Much funnier than I thought it'd be.


----------



## Ames (Apr 7, 2010)

"Take a good hard look 'cause I'm on a motherfucking blimp"

I laughed out loud.


----------



## south syde dobe (Apr 7, 2010)

JamesB said:


> "Take a good hard look 'cause I'm on a motherfucking blimp"
> 
> I laughed out loud.


 
They did pretty damn well with the song, they got it from some rap song called I'm on a boat xD


----------



## 8-bit (Apr 7, 2010)

I love that

Blimp > boat


Im on a blimp, mothafucka, in the fucking sky

Staight pimpin on a blimp, and Im so high

Yugi Moto wears clothes like a fucking gimp

He cant stop me and my minions cause ON A BLIMP


----------



## south syde dobe (Apr 8, 2010)

8-bit said:


> I love that
> 
> Blimp > boat
> 
> ...


 
Damn straight, you can't stop me cause I'm on a motherfucking blimp :3
I have to agree with you too that the blimp is way better than the boat


----------



## 8-bit (Apr 8, 2010)

south syde dobe said:


> Damn straight, you can't stop me cause I'm on a motherfucking blimp :3
> I have to agree with you too that the blimp is way better than the boat




I'M RIDING ON A DRAGON, SHOOTING FLAMES AND SMOKE

IT'S BREATHING FIRE, MAKIN EV'RYBODY CHOKE

BUT THIS AIN'T, AND WERE NOT FRODO AND SAM

AND WE'ER NOT, BY THE WAY, LEAST I DON'T THINK THAT I AM


----------



## south syde dobe (Apr 8, 2010)

8-bit said:


> I'M RIDING ON A DRAGON, SHOOTING FLAMES AND SMOKE
> 
> IT'S BREATHING FIRE, MAKIN EV'RYBODY CHOKE
> 
> ...


 
You sorta forgot that lol xD


----------



## jinxtigr (Apr 8, 2010)

2:49 NOT WASTED


----------



## south syde dobe (Apr 8, 2010)

jinxtigr said:


> 2:49 NOT WASTED


 
Thats little kuriboh for ya and his crazy ass abridged series xD


----------



## Jashwa (Apr 8, 2010)

"But we're not gay.

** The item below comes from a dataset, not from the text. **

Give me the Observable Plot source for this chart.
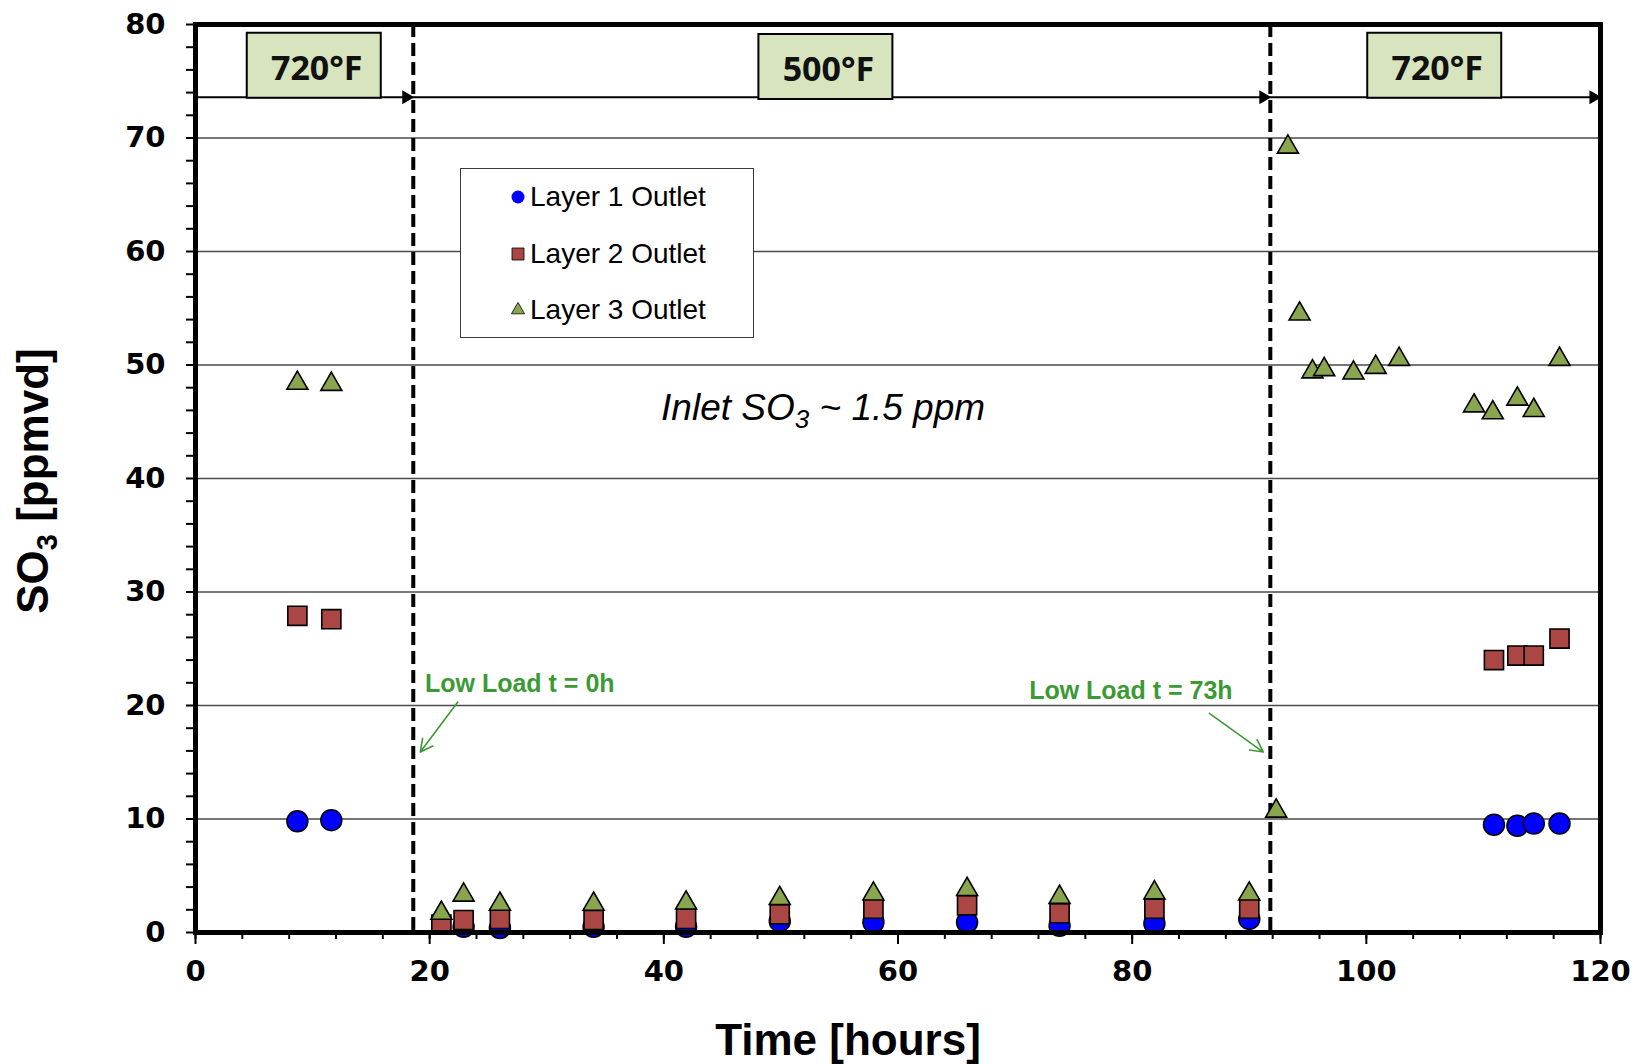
<!DOCTYPE html>
<html>
<head>
<meta charset="utf-8">
<script src="https://cdn.jsdelivr.net/npm/d3@7"></script>
<script src="https://cdn.jsdelivr.net/npm/@observablehq/plot@0.6"></script>
<style>
  body { margin: 0; background: #fff; }
  #wrap { position: relative; width: 1637px; height: 1064px; }
  #legend { position: absolute; left: 460px; top: 168px; width: 292px; height: 168px;
    border: 1px solid #3a3a3a; background: #fff;
    font-family: "Liberation Sans", Arial, sans-serif; font-size: 28px; color: #000; }
  .row { position: absolute; left: 48px; height: 30px; display: flex; align-items: center; }
  .row svg { margin-right: 3px; }
</style>
</head>
<body>
<div id="wrap"><div id="legend"></div></div>
<script>
// ---------- data ----------
const seriesNames = ["Layer 1 Outlet", "Layer 2 Outlet", "Layer 3 Outlet"];
const seriesColors = ["#0000FF", "#AA4643", "#89A54E"];
const seriesSymbols = ["circle", "square", "triangle"];

const timeL12 = [8.7, 11.6, 21.0, 22.9, 26.0, 34.0, 41.9, 49.9, 57.9, 65.9, 73.8, 81.9, 90.0, 110.9, 112.9, 114.3, 116.5];
const layer1  = [9.8, 9.9, null, 0.5, 0.4, 0.5, 0.5, 1.0, 0.9, 0.9, 0.6, 0.8, 1.2, 9.5, 9.4, 9.6, 9.6];
const layer2  = [27.9, 27.6, 0.7, 1.1, 1.2, 1.1, 1.2, 1.6, 2.1, 2.4, 1.7, 2.1, 2.1, 24.0, 24.4, 24.4, 25.9];

const timeL3 = [8.7, 11.6, 21.0, 22.9, 26.0, 34.0, 41.9, 49.9, 57.9, 65.9, 73.8, 81.9, 90.0,
                92.3, 93.3, 94.3, 95.4, 96.4, 98.9, 100.8, 102.8, 109.2, 110.8, 112.9, 114.3, 116.5];
const layer3 = [48.4, 48.3, 1.7, 3.3, 2.5, 2.5, 2.6, 3.0, 3.4, 3.8, 3.1, 3.5, 3.4,
                10.7, 69.2, 54.5, 49.4, 49.6, 49.3, 49.8, 50.5, 46.4, 45.8, 47.0, 46.0, 50.5];

const phaseBoundaries = [18.6, 91.8];
const arrowTips = [18.6, 91.8, 120];
const arrowLevel = 73.6;
const phaseLabels = ["720°F", "500°F", "720°F"];
const phaseLabelX = [10.1, 53.8, 105.8];
const phaseLabelY = [76.4, 76.3, 76.4];

const inletNote = {x: 53.6, y: 46.2, text: "Inlet SO3 ~ 1.5 ppm"};
const loadNotes = [
  {x: 19.6, y: 21.9, text: "Low Load t = 0h", ax1: 22.4, ay1: 20.3, ax2: 19.2, ay2: 15.9},
  {x: 71.2, y: 21.3, text: "Low Load t = 73h", ax1: 86.6, ay1: 19.3, ax2: 91.2, ay2: 15.9}
];

const yMajor = d3.range(0, 81, 10);
const yMinor = d3.range(0, 81, 2);
const xMajor = d3.range(0, 121, 20);
const xMinor = d3.range(0, 121, 4);
const gridLevels = d3.range(10, 71, 10);

// ---------- helpers ----------
const pts = (xs, ys) => xs.map((x, i) => ({x, y: ys[i]})).filter(d => d.y != null);
const boxSymbol = {draw(ctx) { ctx.rect(-67, -32.5, 134, 65); }};
const phases = phaseLabels.map((t, i) => ({t, x: phaseLabelX[i], y: phaseLabelY[i]}));
const green = "#3C9A34";

const chart = Plot.plot({
  width: 1637,
  height: 1064,
  marginLeft: 195,
  marginRight: 37,
  marginTop: 24,
  marginBottom: 132,
  x: {domain: [0, 120]},
  y: {domain: [0, 80]},
  style: {fontFamily: "DejaVu Sans", fontSize: "29px", fontWeight: "bold", color: "#000", background: "transparent"},
  marks: [
    Plot.gridY(gridLevels, {stroke: "#4a4a4a", strokeOpacity: 1, strokeWidth: 1.3}),
    Plot.ruleY([arrowLevel], {stroke: "#000", strokeWidth: 2}),
    Plot.dot(arrowTips, {x: d => d, y: () => arrowLevel, symbol: "triangle", r: 5.2, rotate: 90, fill: "#000", stroke: "none", dx: -7}),
    Plot.ruleX(phaseBoundaries, {stroke: "#000", strokeWidth: 4, strokeDasharray: "13,6"}),
    Plot.dot(pts(timeL12, layer1), {x: "x", y: "y", symbol: seriesSymbols[0], r: 10.5, fill: seriesColors[0], stroke: "#000", strokeWidth: 1.5}),
    Plot.dot(pts(timeL12, layer2), {x: "x", y: "y", symbol: seriesSymbols[1], r: 10.8, fill: seriesColors[1], stroke: "#000", strokeWidth: 1.6}),
    Plot.dot(pts(timeL3, layer3), {x: "x", y: "y", symbol: seriesSymbols[2], r: 7.8, fill: seriesColors[2], stroke: "#000", strokeWidth: 1.6}),
    Plot.dot(phases, {x: "x", y: "y", symbol: boxSymbol, fill: "#D7E4BD", stroke: "#000", strokeWidth: 2}),
    Plot.text(phases, {x: "x", y: "y", text: "t", dx: 3, dy: 4, fontFamily: "Open Sans", fontWeight: 700, fontSize: 34, fill: "#111"}),
    Plot.text([inletNote], {x: "x", y: "y", text: "text", fontFamily: "Liberation Sans", fontStyle: "italic", fontWeight: "normal", fontSize: 37, fill: "#000"}),
    Plot.text(loadNotes, {x: "x", y: "y", text: "text", textAnchor: "start", fontFamily: "Liberation Sans", fontWeight: "bold", fontSize: 25, fill: green}),
    Plot.arrow(loadNotes, {x1: "ax1", y1: "ay1", x2: "ax2", y2: "ay2", stroke: green, strokeWidth: 1.6, headLength: 13, headAngle: 55}),
    Plot.frame({stroke: "#000", strokeWidth: 5}),
    Plot.axisY(yMinor, {tickSize: 9, strokeWidth: 2, fill: "none", label: null}),
    Plot.axisY(yMajor, {tickSize: 0, tickPadding: 30, label: null}),
    Plot.axisX(xMinor, {tickSize: 7, strokeWidth: 2, fill: "none", label: null}),
    Plot.axisX(xMajor, {tickSize: 12, strokeWidth: 2, fill: "none", label: null}),
    Plot.axisX(xMajor, {tickSize: 0, tickPadding: 28, label: null})
  ]
});

document.getElementById("wrap").prepend(chart);
const svg = d3.select(chart);

// subscript for inlet note
svg.selectAll("text").filter(function() { return this.textContent === inletNote.text; }).each(function() {
  const t = d3.select(this);
  t.text(null);
  t.append("tspan").text("Inlet SO");
  t.append("tspan").attr("dy", 8).attr("font-size", 26).text("3");
  t.append("tspan").attr("dy", -8).text(" ~ 1.5 ppm");
});

// axis titles
const yl = svg.append("text")
  .attr("transform", "translate(48,481) rotate(-90)")
  .attr("text-anchor", "middle")
  .attr("font-family", "Liberation Sans, Arial, sans-serif")
  .attr("font-weight", "bold").attr("font-size", 44).attr("fill", "#000");
yl.append("tspan").text("SO");
yl.append("tspan").attr("dy", 9).attr("font-size", 29).text("3");
yl.append("tspan").attr("dy", -9).text(" [ppmvd]");

svg.append("text")
  .attr("x", 848).attr("y", 1055)
  .attr("text-anchor", "middle")
  .attr("font-family", "Liberation Sans, Arial, sans-serif")
  .attr("font-weight", "bold").attr("font-size", 44).attr("fill", "#000")
  .text("Time [hours]");

// legend
const legend = d3.select("#legend");
const legendSizes = [{type: d3.symbolCircle, size: Math.PI * 6.5 * 6.5}, {type: d3.symbolSquare, size: 144}, {type: d3.symbolTriangle, size: 75}];
seriesNames.forEach((name, i) => {
  const row = legend.append("div").attr("class", "row").style("top", (13 + i * 56.5) + "px");
  const s = row.append("svg").attr("width", 18).attr("height", 18);
  s.append("path").attr("transform", "translate(9,9)")
    .attr("d", d3.symbol(legendSizes[i].type, legendSizes[i].size)())
    .attr("fill", seriesColors[i]).attr("stroke", "#000").attr("stroke-width", i === 0 ? 0 : 0.8);
  row.append("span").text(name);
});
</script>
</body>
</html>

At least I don't think that I am"

Best part.


----------



## 8-bit (Apr 8, 2010)

south syde dobe said:


> You sorta forgot that lol xD





FFFFFFFFFFFFFFFFFFFFFFFFFFFFFFFFFFFFFFFFFFFFFFFFFFFFFFFFFFFF
FFFFFFFFFFFFFFFFFFFFFFFFFFFFFFFFFFFFFFFFFFFFFFFFFFFFFFFFFFFF
FFFFFFFFFFFFFFFFFFFFFFFFFFFFFFFFFFFFFFFFFFFFFFFFFFFFFFFFFFFF


Anyone listen to without yugi or brooklyn rage? :3


----------



## south syde dobe (Apr 9, 2010)

8-bit said:


> FFFFFFFFFFFFFFFFFFFFFFFFFFFFFFFFFFFFFFFFFFFFFFFFFFFFFFFFFFFF
> FFFFFFFFFFFFFFFFFFFFFFFFFFFFFFFFFFFFFFFFFFFFFFFFFFFFFFFFFFFF
> FFFFFFFFFFFFFFFFFFFFFFFFFFFFFFFFFFFFFFFFFFFFFFFFFFFFFFFFFFFF
> 
> ...


 
Not yet but I'll check it out later ^^


----------